Nonetheless, I had a giant pity party post that I was planning posting, but then my friend Allison wrote this incredibly sweet post on her blog and I am all of the sudden reminded of how lucky I am. Not that I had forgotten, sometimes you just need it put in perspective. And in the big scheme of things, my pity party is just pitiful. (This will not deter me from actually HAVING a pity party...it just means that I won't be writing about it at this exact moment...because, dude, 38 weeks pregnant is hard.) Let's all wish Allison good luck at her first 70.3 attempt in New Orleans in a few weeks - I will cheering you on from afar my dear! You will be AMAZING!

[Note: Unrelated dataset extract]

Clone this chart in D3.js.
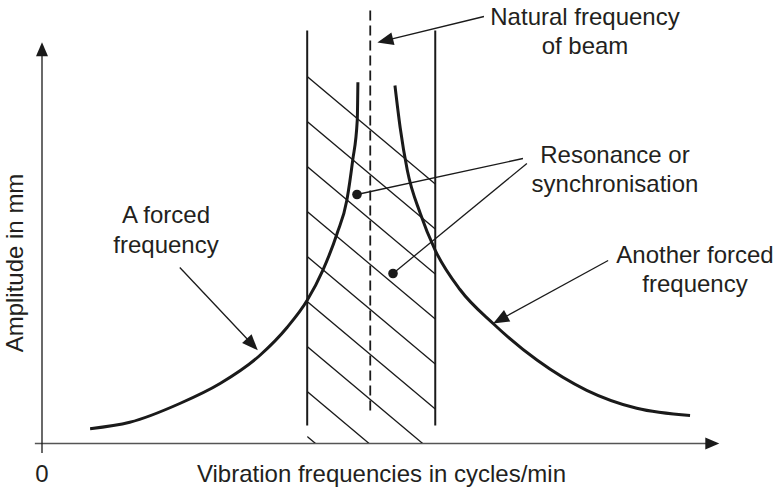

So, to sum up my pity party (not to whine, but to inform...the post I HAD written was VERY whiny, this is only moderately whiny):
I have been in a lot of pain since about Week 36. I spent Thursday and Friday of last week in the hospital. I was having a lot of trouble breathing (at rest) and was feeling really lightheaded. They ran a bunch of tests, but were unable to find the source of the infection (I had high white blood cell count). By Friday, the count had come down (still high, but lower than before) and they released me on bedrest. The good news is that bedrest alleviates most of my pain (yayy!). The bad news is that I don't tolerate bedrest well. I'm kind of a lazy sort, but I like to earn my laziness...I don't allow myself to just sit around. I have to run 10 miles to earn a few hours of trash tv. That's just how I roll. Sooo, this uninterrupted laziness is getting very, very, very old. Very. very, very quickly. And not having a schedule makes it hard to remember to brush your teeth. And that's just gross.
|Me, hanging out with my oxygen mask.|
But enough with the pity partying. I'm on bedrest, which is enough to make even the most inactive people go insane. But I am working from home, so at least I am occupied during the day...and then I make Tommy perform a song and dance when he gets home.